This section is from the book "Choice Dishes At Small Cost", by A. G. Payne. See also: Larousse Gastronomique.
There is an old proverb which says that turkey boiled is turkey spoiled, but in this couplet there is more rhyme than reason, as a boiled turkey forms a dainty dish most acceptable to persons with delicate stomachs, who fear the richness of the roasted bird, and also presents an agreeable change to those who during the Christmas festivities are tired of having roasted turkey constantly set before them. A boiled turkey is prepared as follows: - Take a plump hen turkey which has hung for five or six days (weather permitting), pluck, singe, and draw it, fill it with veal forcemeat (see Veal Stuffing), truss it for boiling, and remember to draw the legs into the body, and bind it securely with tape. Rub it over thoroughly, especially the breast, with slices of cut lemon. The lemon must be hard and acid. Put it into an oval pan with hot water, or still better, stock, just sufficient to cover it, and put with it a teaspoonful of salt, a carrot, an onion stuck with four cloves, a dozen peppercorns, a few sticks of celery, and a bunch of parsley. Bring it slowly to the boil, skim the liquor carefully, and let it simmer very gently until the turkey is tender. Take it up, drain it for a moment, serve on a hot dish, pour a little melted butter or, better still, some good rich white sauce (see White Sauce) over it, and send either parsley and butter, celery sauce, oyster sauce, Dutch sauce, or even good melted butter flavoured with horse-radish, to table with it. A small ham, boiled, a red tongue, or a good cheek of bacon, are all suitable accompaniments to boiled turkey, and the dish containing it may be garnished with bacon and sliced tongue, or with sliced lemon and parsley.
Do not put the turkey in a floured cloth - this is a great mistake - but skim the stock carefully. Recollect, it must not boil, but simmer only. (See No. 1).
Time, for a turkey weighing fifteen pounds, two and a half hours to simmer, after the water has come to the boil. (See Oyster Sauce, Parsley and Butter Sauce, Dutch Sauce, Celery Sauce).
The breast of a turkey is so large, that slices taken neatly from it and from the wings generally suffice for all.
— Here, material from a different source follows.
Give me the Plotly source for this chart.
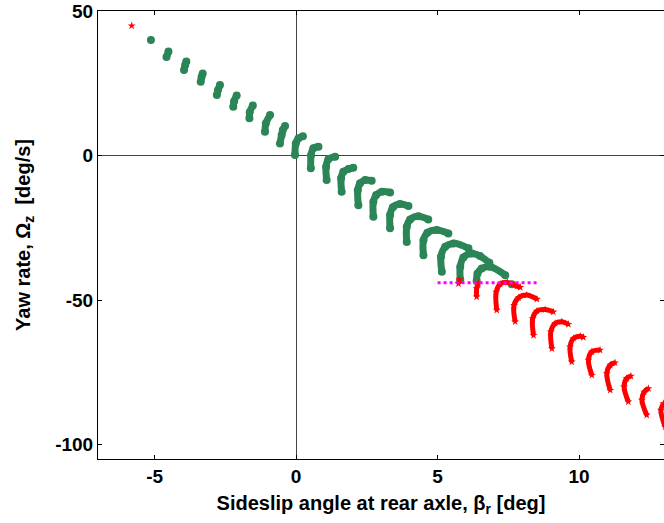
import plotly.graph_objects as go

# green points (stable region), one list per arc
green_x = [
    [-5.13],
    [-4.58, -4.51],
    [-3.96, -3.92, -3.88],
    [-3.37, -3.34, -3.30],
    [-2.80, -2.76, -2.69],
    [-2.22, -2.19, -2.10],
    [-1.65, -1.64, -1.53],
    [-1.10, -1.07, -0.92],
    [-0.57, -0.51, -0.47, -0.39],
    [-0.04, -0.01, 0.08, 0.24],
    [0.52, 0.53, 0.61, 0.79],
    [1.08, 1.06, 1.14, 1.38],
    [1.61, 1.59, 1.67, 1.85, 2.02],
    [2.20, 2.18, 2.26, 2.44, 2.67],
    [2.73, 2.73, 2.83, 3.03, 3.32],
    [3.32, 3.32, 3.42, 3.67, 3.97],
    [3.91, 3.91, 4.03, 4.32, 4.67],
    [4.50, 4.50, 4.64, 4.97, 5.38],
    [5.15, 5.12, 5.27, 5.56, 6.09],
    [5.80, 5.80, 5.91, 6.21, 6.50, 6.83],
    [6.38, 6.41, 6.56, 6.86, 7.39],
    [7.62],
]
green_y = [
    [40.0],
    [34.1, 36.0],
    [29.6, 31.3, 32.5],
    [25.5, 27.2, 28.4],
    [20.9, 22.7, 24.4],
    [16.9, 18.8, 20.8],
    [12.9, 15.0, 17.3],
    [8.2, 11.1, 14.0],
    [4.2, 7.1, 8.8, 10.2],
    [0.2, 4.2, 5.9, 6.7],
    [-4.4, 0.2, 2.5, 3.0],
    [-8.5, -3.9, -1.3, -0.4],
    [-12.5, -7.9, -5.6, -4.7, -4.2],
    [-17.2, -12.0, -9.6, -8.5, -8.7],
    [-21.2, -16.0, -13.7, -12.5, -12.8],
    [-25.2, -20.6, -17.9, -16.8, -17.5],
    [-29.9, -24.7, -22.1, -21.0, -22.1],
    [-34.5, -29.3, -26.7, -25.8, -27.0],
    [-40.2, -35.0, -31.6, -30.4, -32.1],
    [-42.9, -38.5, -35.3, -33.9, -34.8, -37.1],
    [-43.4, -40.8, -39.1, -38.5, -41.4],
    [-44.5],
]

# red stars (unstable region)
red_x = [
    [-5.81],
    [5.77, 5.74],
    [6.38, 6.38, 6.44],
    [7.09, 7.07, 7.21, 7.47, 7.80, 7.92],
    [7.74, 7.70, 7.86, 8.15, 8.51],
    [8.39, 8.36, 8.51, 8.80, 9.09],
    [9.04, 9.00, 9.15, 9.39, 9.62],
    [9.74, 9.68, 9.80, 10.04, 10.15],
    [10.45, 10.33, 10.45, 10.74],
    [11.10, 10.98, 11.10, 11.27],
    [11.74, 11.59, 11.68, 11.83],
    [12.39, 12.22, 12.30, 12.45],
    [13.04, 12.89, 12.98],
]
red_y = [
    [44.9],
    [-42.9, -44.3],
    [-48.9, -46.0, -44.3],
    [-53.5, -47.2, -44.5, -43.9, -45.2, -45.6],
    [-57.5, -51.8, -49.2, -48.3, -49.7],
    [-62.2, -56.4, -53.8, -53.3, -54.1],
    [-66.8, -61.0, -58.1, -57.5, -58.4],
    [-71.4, -66.2, -63.3, -62.5, -62.9],
    [-76.0, -70.8, -67.9, -67.3],
    [-81.2, -75.4, -72.5, -71.7],
    [-85.2, -80.0, -77.1, -76.3],
    [-89.8, -84.6, -81.8, -80.6],
    [-93.9, -88.1, -85.8],
]

limit_x = [5.0, 8.5]
limit_y = [-44, -44]

x_ticks = [-5, 0, 5, 10]
y_ticks = [-100, -50, 0, 50]


def join_arcs(xs, ys):
    ox, oy = [], []
    for a, b in zip(xs, ys):
        ox += a + [None]
        oy += b + [None]
    return ox, oy


gx, gy = join_arcs(green_x, green_y)
rx, ry = join_arcs(red_x, red_y)

fig = go.Figure()
fig.add_trace(go.Scatter(x=gx, y=gy, mode="lines+markers",
                         line=dict(color="#2b8556", width=7, shape="spline"),
                         marker=dict(color="#2b8556", size=8), connectgaps=False))
fig.add_trace(go.Scatter(x=rx, y=ry, mode="lines+markers",
                         line=dict(color="#ff0000", width=5, shape="spline"),
                         marker=dict(color="#ff0000", size=6, symbol="star"), connectgaps=False))
fig.add_trace(go.Scatter(x=limit_x, y=limit_y, mode="lines",
                         line=dict(color="#ff00ff", width=3, dash="dot")))

axis_font = dict(family="Liberation Sans, Arial, sans-serif", size=19, color="black")
fig.update_xaxes(range=[-7, 13], tickvals=x_ticks, ticktext=[f"<b>{v}</b>" for v in x_ticks],
                 ticks="inside", ticklen=4, tickcolor="black", showline=True, linecolor="black",
                 linewidth=1, mirror="ticks", showgrid=False, zeroline=True, zerolinecolor="#444",
                 zerolinewidth=1, tickfont=axis_font,
                 title=dict(text="<b>Sideslip angle at rear axle, β<sub>r</sub> [deg]</b>",
                            font=dict(family="Liberation Sans, Arial, sans-serif", size=20, color="black"),
                            standoff=10))
fig.update_yaxes(range=[-105, 50], tickvals=y_ticks, ticktext=[f"<b>{v}</b>" for v in y_ticks],
                 ticks="inside", ticklen=4, tickcolor="black", showline=True, linecolor="black",
                 linewidth=1, mirror="ticks", showgrid=False, zeroline=True, zerolinecolor="#444",
                 zerolinewidth=1, tickfont=axis_font,
                 title=dict(text="<b>Yaw rate, Ω<sub>z</sub>  [deg/s]</b>",
                            font=dict(family="Liberation Sans, Arial, sans-serif", size=20, color="black"),
                            standoff=19))
fig.update_layout(width=664, height=523, showlegend=False,
                  margin=dict(l=98, r=0, t=11, b=64),
                  plot_bgcolor="white", paper_bgcolor="white")

# page body margin would shift the figure by 8px
fig.write_html("out.html", config={"displayModeBar": False},
               post_script="document.body.style.margin='0';")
They should be taken from each side alternately, beginning close to the wings, and a little forcemeat and a small portion of liver should be served to each guest. When it is necessary for the legs to be used, they should be separated from the body with a sharp knife and cut in slices, but it should be remembered that they, with the gizzard, will make an excellent devil.

TURKEY, ROAST, TO CARVE.
A cold turkey can be turned to account in a variety of ways, and, indeed a very good dinner can be given from dishes made from the remains of a cold roast turkey alone.
First cut all the meat from the bones, and begin dinner with some white soup made from the bones. (See White Soup.) Some patties can be made from some of the white flesh of the turkey (see Patties; see Fowl, Minced), and also some nice thin slices of white meat from the breast can be made into a nice mayonnaise salad. (See Salad, Mayonnaise.) The scraping of the bones will make an excellent dish of mince, on which some poached eggs can be placed. (See Mince.) Another entree can be made by making some turkey rissoles. (See Bissoles.) Some of the turkey can be minced, and mixed with some liver forcemeat, and some fat of the turkey can be picked out and mixed with it too; add a very little port-wine dregs to this mixture. Make hot in some paper cases like cups, and warm in the oven. They will taste like game pie. The two drumsticks can be devilled (see Turkey Drumsticks, Devilled), and would make a good finish to a capital dinner.
Score the drumsticks down parallel with the bone, and insert in the slices thus made, with a knife, a mixture of x one ounce of butter, a brimming teaspoonful of French mustard, a saltspoonful of cayenne (or less), and a saltspoonful of black pepper. Mix all this thoroughly together, and spread the mixture in the slices cut in the meat; then rub the two drumsticks with butter, and grill them over a fierce fire.